# Kitty from Courage the Cowardly Dog



## McRoz (Jul 4, 2007)

Anyone remeber that episode? Man, the mask used to scare the #%@$ out of me :shock:

Which brings me to my point. I was'nt sure where to post this, but I was wondering if anyone had a few screen shots from that episode and would be willing to share them with me. I've been wanting to draw her for a while since I've been on an unintentional drawing hiatus and I'm sick of it.

Anyone?


----------



## Sentient36 (Jul 4, 2007)

I was just thinking of posting some references of her, since I had watched it earlier this morning! XD However, I don't have the references at the moment, but hopefully, I will. =)


----------



## Renton Whitetail (Jul 4, 2007)

Here's a screenshot of Kitty with her mask on if it helps:


----------



## McRoz (Jul 4, 2007)

Anders said:
			
		

> Here's a screenshot of Kitty with her mask on if it helps:



Yes that does!

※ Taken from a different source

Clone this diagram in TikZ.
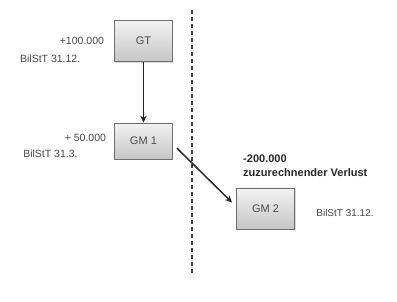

Thanks so much


----------



## Rouge2 (Jul 4, 2007)

McRoz said:
			
		

> Anders said:
> 
> 
> 
> ...



I didn't see that episode.


----------



## Necrosis (Jul 4, 2007)

Wow, I just saw that episode last night XD


----------



## McRoz (Jul 4, 2007)

Necrosis said:
			
		

> Wow, I just saw that episode last night XD


Yeah, that's why I wanted to draw her.

Are you in WI or LA?


----------



## Sentient36 (Jul 4, 2007)

Here's my snapshot ref, just in case:





I had to sharpen the snapshot, because the AVI I have contains a little bit of blurriness. Hope you'll like! =)


----------



## Esplender (Jul 5, 2007)

Sentient36 said:
			
		

> Here's my snapshot ref, just in case:



I can really relate that image to Purple Pussy's last strips. :shock:
But I'm sure its really just a coincidence.


----------